I don’t know what kind of home Sammy had with that elderly woman. I hope it was a nurturing one. But, inevitably, upon her owner’s death, Sammy went to live with a new person, this time a police officer. He might have been the one to teach her to say “C’mere, give me a beer,” though I’ll never know. Sammy was with him only one year before the officer committed suicide. Although I have no idea what kind of life Sammy had with this man, I do know he made no provision for the bird or for the scores of fish found in a large tank in his deserted house. As is often the case when owners die, no family member wanted the responsibility of a bird. Sammy ended up back with Robert Barnes, because of the leg-band registration from quarantine. He was perfectly willing to pick her up and sell her to someone else.
Sammy was about nine years old when she reached her next home in Pacific Palisades, the tony coastal town near Los Angeles. The couple who bought her were friends of Barnes and saw her as an opportunity for breeding; a manageable female Moluccan cockatoo can bring in tens of thousands of dollars annually just by laying two clutches of eggs a year, typically two eggs to a clutch. This was not a “birdie mill,” a place where, as in puppy mills, the miserable conditions too often produce birds who are sick and weak and who die soon after being brought home. This was a clean home overlooking the ocean. But the back room was stacked from floor to ceiling with cages. Birds of all ages lived packed together: mature breeders, hatchlings, weanlings, and fledglings. A feathered gold mine.
Sammy didn’t go the route of becoming a breeding hen, the term for any female bird. Instead, she came into my life because a family in Beverly Hills took a vacation to Hawaii. In many warm places around the world, sidewalk vendors place parrots on tourists’ shoulders, then snap a photo of the laughter, and maybe the fear, that follows. I have observed this practice many times on trips to Hawaii and Key West. Tourists see the beautiful parrots, but they don’t understand how those birds suffer in the heat day after day, and they don’t know that the birds often aren’t fed until late at night to prevent them from defecating on tourists’ shoulders. The tourists fall in love with the birds, or at least the image they have of them from that family trip. The children (or husband, in the case of the family from Beverly Hills) beg for a bird when they get home, and the family gets a pet.
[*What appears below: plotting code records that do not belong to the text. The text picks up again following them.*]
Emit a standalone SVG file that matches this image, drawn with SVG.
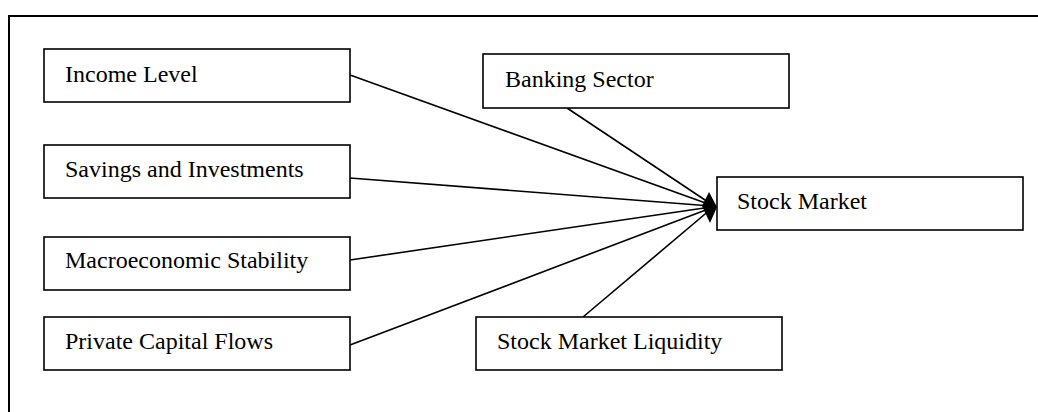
<svg xmlns="http://www.w3.org/2000/svg" width="1038" height="412" viewBox="0 0 1038 412">
<style>
.box{fill:#fff;stroke:#000;stroke-width:1.6}
.lbl{font-family:"Liberation Serif","Times New Roman",serif;font-size:24px;fill:#000}
.con{stroke:#000;stroke-width:1.6;fill:none}
</style>
<rect width="1038" height="412" fill="#fff"/>
<g id="frame"><path d="M9,412 V16 H1038" fill="none" stroke="#000" stroke-width="2"/></g>
<g id="connectors">
<line class="con" x1="350" y1="75" x2="711" y2="205"/>
<line class="con" x1="350" y1="178" x2="711" y2="206"/>
<line class="con" x1="350" y1="260" x2="711" y2="207"/>
<line class="con" x1="350" y1="345" x2="711" y2="208"/>
<line class="con" x1="567" y1="108" x2="711" y2="204"/>
<line class="con" x1="583" y1="317" x2="711" y2="209"/>
<polygon points="717,207 709,192 702,206 710,223" fill="#000"/>
</g>
<g id="income"><rect class="box" x="44" y="49" width="306" height="53"/><text class="lbl" x="65" y="82">Income Level</text></g>
<g id="savings"><rect class="box" x="44" y="145" width="306" height="53"/><text class="lbl" x="65" y="177">Savings and Investments</text></g>
<g id="macro"><rect class="box" x="44" y="237" width="306" height="53"/><text class="lbl" x="65" y="268">Macroeconomic Stability</text></g>
<g id="private"><rect class="box" x="44" y="317" width="306" height="53"/><text class="lbl" x="65" y="349">Private Capital Flows</text></g>
<g id="banking"><rect class="box" x="483" y="54" width="306" height="54"/><text class="lbl" x="505" y="87">Banking Sector</text></g>
<g id="stock"><rect class="box" x="717" y="177" width="306" height="53"/><text class="lbl" x="737" y="209">Stock Market</text></g>
<g id="liquidity"><rect class="box" x="476" y="317" width="306" height="53"/><text class="lbl" x="497" y="349">Stock Market Liquidity</text></g>
</svg>
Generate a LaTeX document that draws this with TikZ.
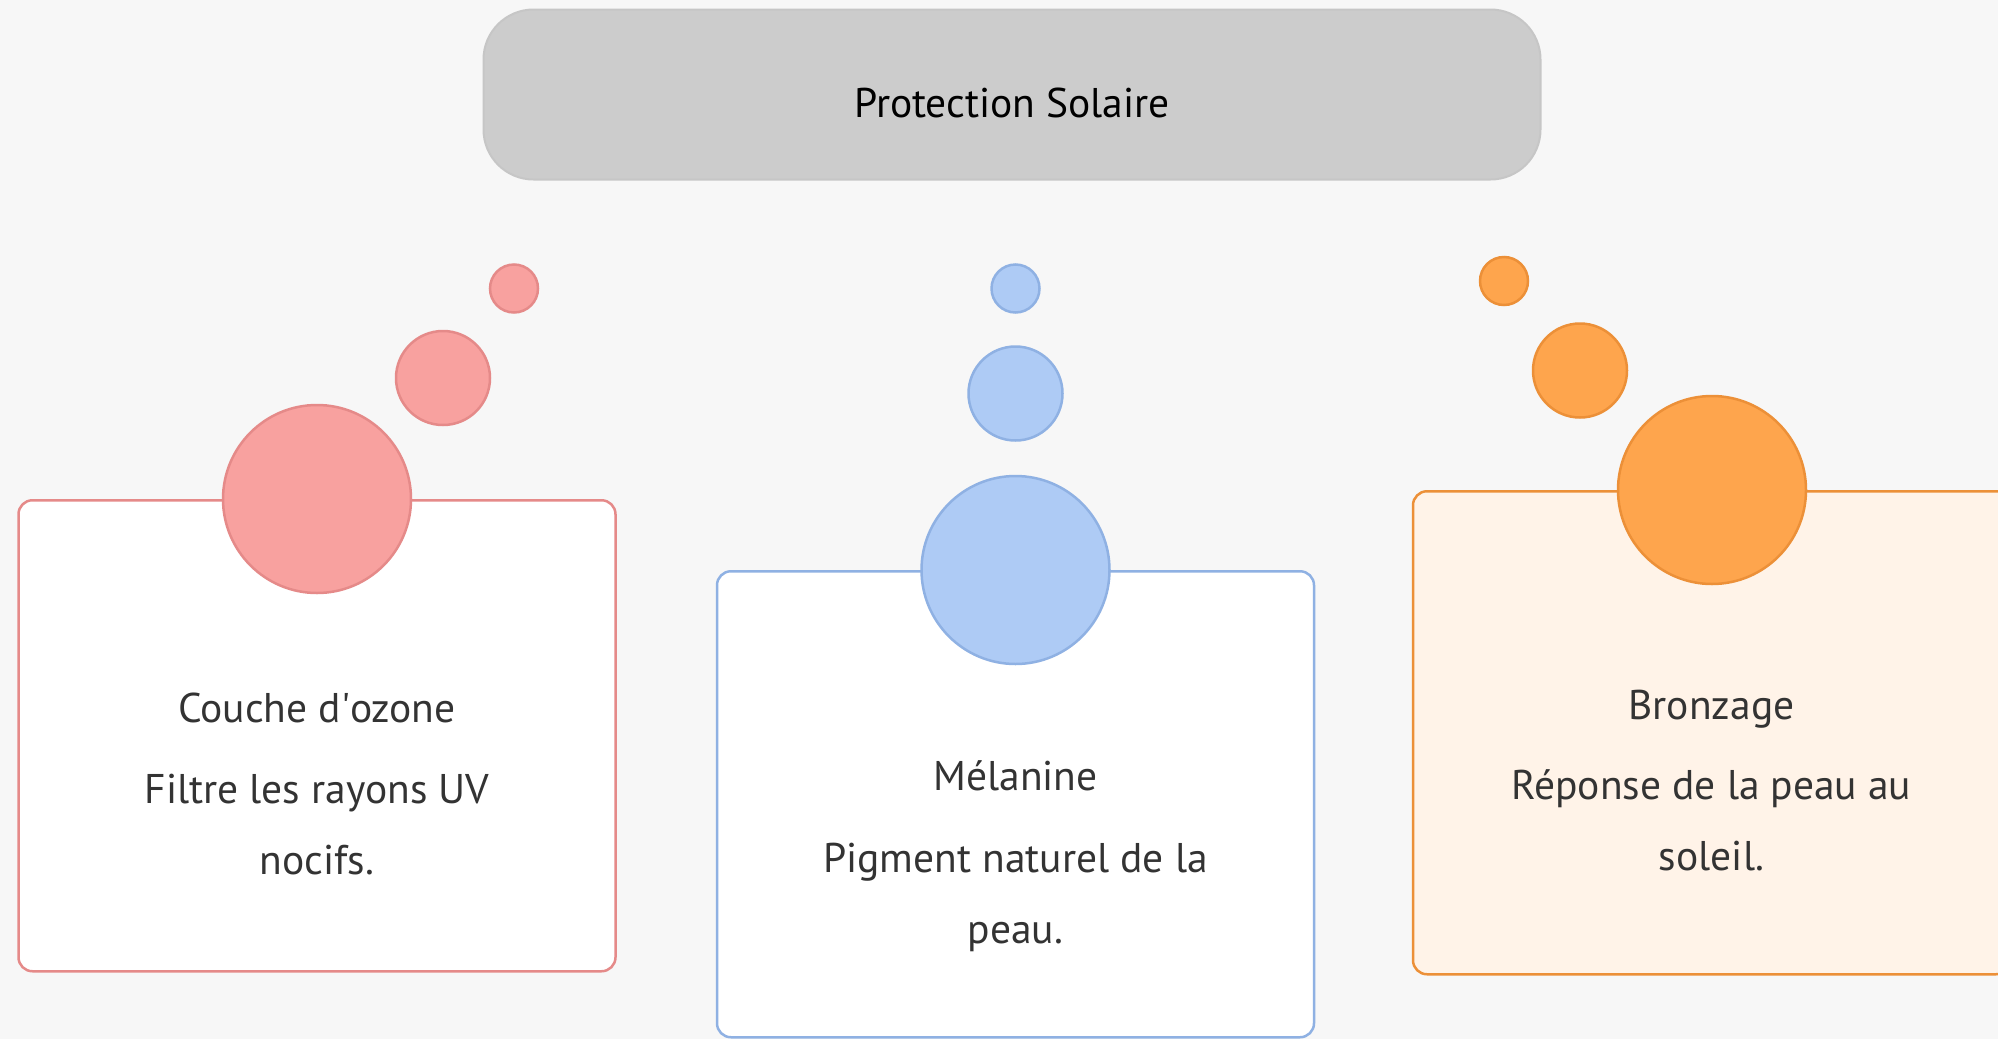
\documentclass[tikz,border=0pt]{standalone}
\usepackage{fontspec}
\setmainfont{PT Sans}

\definecolor{bgpaper}{HTML}{F7F7F7}
\definecolor{titlefill}{HTML}{CCCCCC}
\definecolor{titleline}{HTML}{C6C6C6}
\definecolor{inkgray}{HTML}{333333}
\definecolor{redfill}{HTML}{F8A19F}
\definecolor{redline}{HTML}{E58A89}
\definecolor{bluefill}{HTML}{AECBF5}
\definecolor{blueline}{HTML}{8FB1E3}
\definecolor{orangefill}{HTML}{FEA54D}
\definecolor{orangeline}{HTML}{EC9038}
\definecolor{orangecard}{HTML}{FFF3E8}

\begin{document}
\begin{tikzpicture}[x=1pt, y=-1pt,
    card/.style={draw, line width=2.5pt, rounded corners=14pt, inner sep=0pt,
      minimum width=597pt, anchor=north},
    bubble/.style={circle, draw, line width=2.5pt, inner sep=0pt},
    headtxt/.style={font=\fontsize{41.5}{48}\selectfont, text=inkgray, anchor=base},
    desctxt/.style={font=\fontsize{41.5}{71}\selectfont, text=inkgray, align=center, anchor=base}]
  \fill[bgpaper] (0,0) rectangle (1998,1039);
  \useasboundingbox (0,0) rectangle (1998,1039);
  \clip (0,0) rectangle (1998,1039);

  % title banner
  \node[draw=titleline, fill=titlefill, line width=2pt, rounded corners=50pt,
    minimum width=1057pt, minimum height=170pt, text height=45pt, text depth=0pt,
    font=\fontsize{41.5}{48}\selectfont] (title) at (1012,94.5) {Protection Solaire};

  % ozone - red
  \node[card, draw=redline, fill=white, minimum height=471pt] (ozonecard) at (317,499) {};
  \node[bubble, draw=redline, fill=redfill, minimum size=188pt] (ozonebig) at (317,499) {};
  \node[bubble, draw=redline, fill=redfill, minimum size=94pt] (ozonemid) at (443,378) {};
  \node[bubble, draw=redline, fill=redfill, minimum size=48pt] (ozonesmall) at (514,288.5) {};
  \node[headtxt] (ozonehead) at (317,722) {Couche d\textquotesingle ozone};
  \node[desctxt] (ozonedesc) at (317,874) {Filtre les rayons UV\\nocifs.};

  % melanine - blue
  \node[card, draw=blueline, fill=white, minimum height=466pt] (melcard) at (1015.5,570) {};
  \node[bubble, draw=blueline, fill=bluefill, minimum size=188pt] (melbig) at (1015.5,570) {};
  \node[bubble, draw=blueline, fill=bluefill, minimum size=94pt] (melmid) at (1015.5,393.5) {};
  \node[bubble, draw=blueline, fill=bluefill, minimum size=48pt] (melsmall) at (1015.5,288.5) {};
  \node[headtxt] (melhead) at (1015.5,790) {Mélanine};
  \node[desctxt] (meldesc) at (1015.5,943) {Pigment naturel de la\\peau.};

  % bronzage - orange
  \node[card, draw=orangeline, fill=orangecard, minimum height=483pt] (bronzecard) at (1711.5,490) {};
  \node[bubble, draw=orangeline, fill=orangefill, minimum size=188pt] (bronzebig) at (1712,490) {};
  \node[bubble, draw=orangeline, fill=orangefill, minimum size=94pt] (bronzemid) at (1580,370.5) {};
  \node[bubble, draw=orangeline, fill=orangefill, minimum size=48pt] (bronzesmall) at (1504,281) {};
  \node[headtxt] (bronzehead) at (1711.5,719) {Bronzage};
  \node[desctxt] (bronzedesc) at (1711.5,870) {Réponse de la peau au\\soleil.};
\end{tikzpicture}
\end{document}
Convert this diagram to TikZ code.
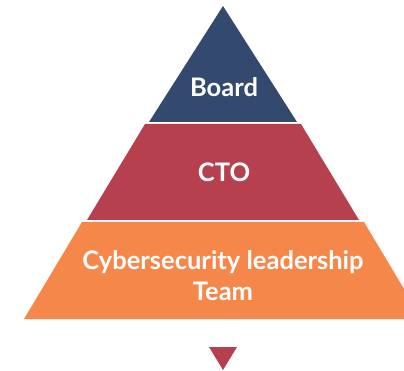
\documentclass[tikz,border=0pt]{standalone}
\usepackage{fontspec}
\setmainfont{Lato}
\definecolor{boardc}{HTML}{34496E}
\definecolor{ctoc}{HTML}{B7404F}
\definecolor{teamc}{HTML}{F5874A}
\begin{document}
\begin{tikzpicture}[x=1pt,y=-1pt,
  lbl/.style={text=white,font=\bfseries\fontsize{25.5}{31}\selectfont,align=center,inner sep=0pt}]
\useasboundingbox (0,0) rectangle (404,371);
\clip (0,0) rectangle (404,371);
\fill[boardc] (223,6) -- (297,122) -- (149,122) -- cycle;
\fill[ctoc] (145,124) -- (301,124) -- (359,220) -- (87,220) -- cycle;
\fill[teamc] (82,222) -- (364,222) -- (422,319) -- (24,319) -- cycle;
\fill[ctoc] (209,347) -- (237,347) -- (223,370) -- cycle;
\node[lbl] (board) at (224,87) {Board};
\node[lbl] (cto) at (224,172) {CTO};
\node[lbl] (team) at (223,276) {Cybersecurity leadership\\Team};
\end{tikzpicture}
\end{document}
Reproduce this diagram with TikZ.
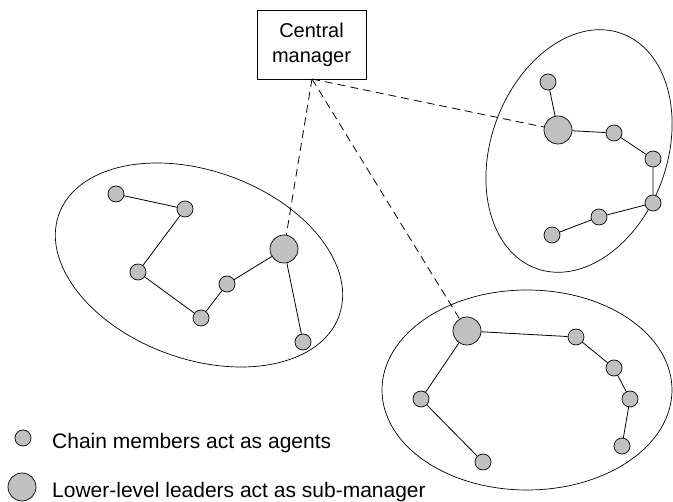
\documentclass[tikz,border=0pt]{standalone}
\usepackage{fontspec}
\setmainfont{Liberation Sans}
\begin{document}
\begin{tikzpicture}[x=1pt,y=-1pt,
  agent/.style={circle,draw=black,line width=0.7pt,fill=nodegray,inner sep=0pt,minimum size=16pt},
  leader/.style={circle,draw=black,line width=0.7pt,fill=nodegray,inner sep=0pt,minimum size=28pt},
  link/.style={draw=black,line width=0.8pt},
  mgrlink/.style={draw=black,line width=0.8pt,dash pattern=on 8pt off 5pt},
  group/.style={draw=black,line width=0.7pt},
  lbl/.style={font=\fontsize{21}{25}\selectfont,anchor=base west,inner sep=0pt}]
\definecolor{nodegray}{RGB}{192,192,192}
\useasboundingbox (0,0) rectangle (673,502);
% ellipses
\coordinate (cl) at (199,265);
\coordinate (cr) at (579,151);
\coordinate (cb) at (527,390);
\draw[group,rotate around={-20:(cl)}] (cl) ellipse [x radius=149pt, y radius=94pt];
\draw[group,rotate around={-20:(cr)}] (cr) ellipse [x radius=88pt, y radius=125pt];
\draw[group] (cb) ellipse [x radius=145pt, y radius=100pt];
% central manager
\node[draw=black,line width=0.8pt,minimum width=109pt,minimum height=69pt,inner sep=0pt,align=center,font=\fontsize{20}{25}\selectfont] (cm) at (311.5,44.5) {Central\\manager};
\coordinate (apex) at (312,79);
% left group
\node[agent] (l1) at (116,194) {};
\node[agent] (l2) at (185,209) {};
\node[agent] (l3) at (138,272) {};
\node[agent] (l4) at (201,318) {};
\node[agent] (l5) at (227,284) {};
\node[leader] (L) at (284,249) {};
\node[agent] (l6) at (303,342) {};
\draw[link] (l1)--(l2) (l2)--(l3) (l3)--(l4) (l4)--(l5) (l5)--(L) (L)--(l6);
% right group
\node[agent] (r1) at (548,82) {};
\node[leader] (R) at (558,130) {};
\node[agent] (r2) at (614,133) {};
\node[agent] (r3) at (653,159) {};
\node[agent] (r4) at (653,203) {};
\node[agent] (r5) at (599,217) {};
\node[agent] (r6) at (552,235) {};
\draw[link] (r1)--(R) (R)--(r2) (r2)--(r3) (r3)--(r4) (r4)--(r5) (r5)--(r6);
% bottom group
\node[leader] (B) at (467,331) {};
\node[agent] (b1) at (576,337) {};
\node[agent] (b2) at (614,368) {};
\node[agent] (b3) at (630,399) {};
\node[agent] (b4) at (622,446) {};
\node[agent] (b5) at (421,399) {};
\node[agent] (b6) at (483,462) {};
\draw[link] (B)--(b1) (b1)--(b2) (b2)--(b3) (b3)--(b4) (B)--(b5) (b5)--(b6);
% manager links
\draw[mgrlink] (apex)--(L);
\draw[mgrlink] (apex)--(R);
\draw[mgrlink] (apex)--(B);
% legend
\node[agent] (ka) at (23,438) {};
\node[leader] (kl) at (22,487) {};
\node[lbl] (ta) at (52,449) {Chain members act as agents};
\node[lbl] (tl) at (52,498) {Lower-level leaders act as sub-manager};
\end{tikzpicture}
\end{document}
This particular family approached the small-time breeders in Pacific Palisades, and that’s where they met Sammy. That captivating bird was just the touch their home needed. She even matched the furniture! They had no idea what they were getting into. They didn’t know their adorable pink bird came complete with the messiness, loudness, and destructiveness of a wild animal.
The breeders wanted to keep Sammy for the income she could bring in, and initially refused to sell her. The family raised their offer. The breeders knew Sammy would be a source of money for years and refused again. Finally, the family offered enough money that the breeders gave in. Sammy was sold to her second-to-last home. She lived there a little less than a year. I saw her living situation firsthand when Sammy called out to me on that Christmas Eve, and it was no place for a social, clever, sentient being.
Until she came to live with me, Sammy had been without a flock, lonely, flightless, and essentially in solitary confinement. For ten years, she had suffered.
I had just finished graduate school, and I hadn’t even started my practice. I had promised myself no pets while I was still living a student’s lifestyle. But I felt a strong bond with Sammy.
I said I would find her a good home; I just didn’t realize it would be mine. I couldn’t change Sammy’s past, but I could make sure the rest of her life was happy. “Don’t worry, baby,” I said, stroking her feathers. “From now on, everything is going to be okay.”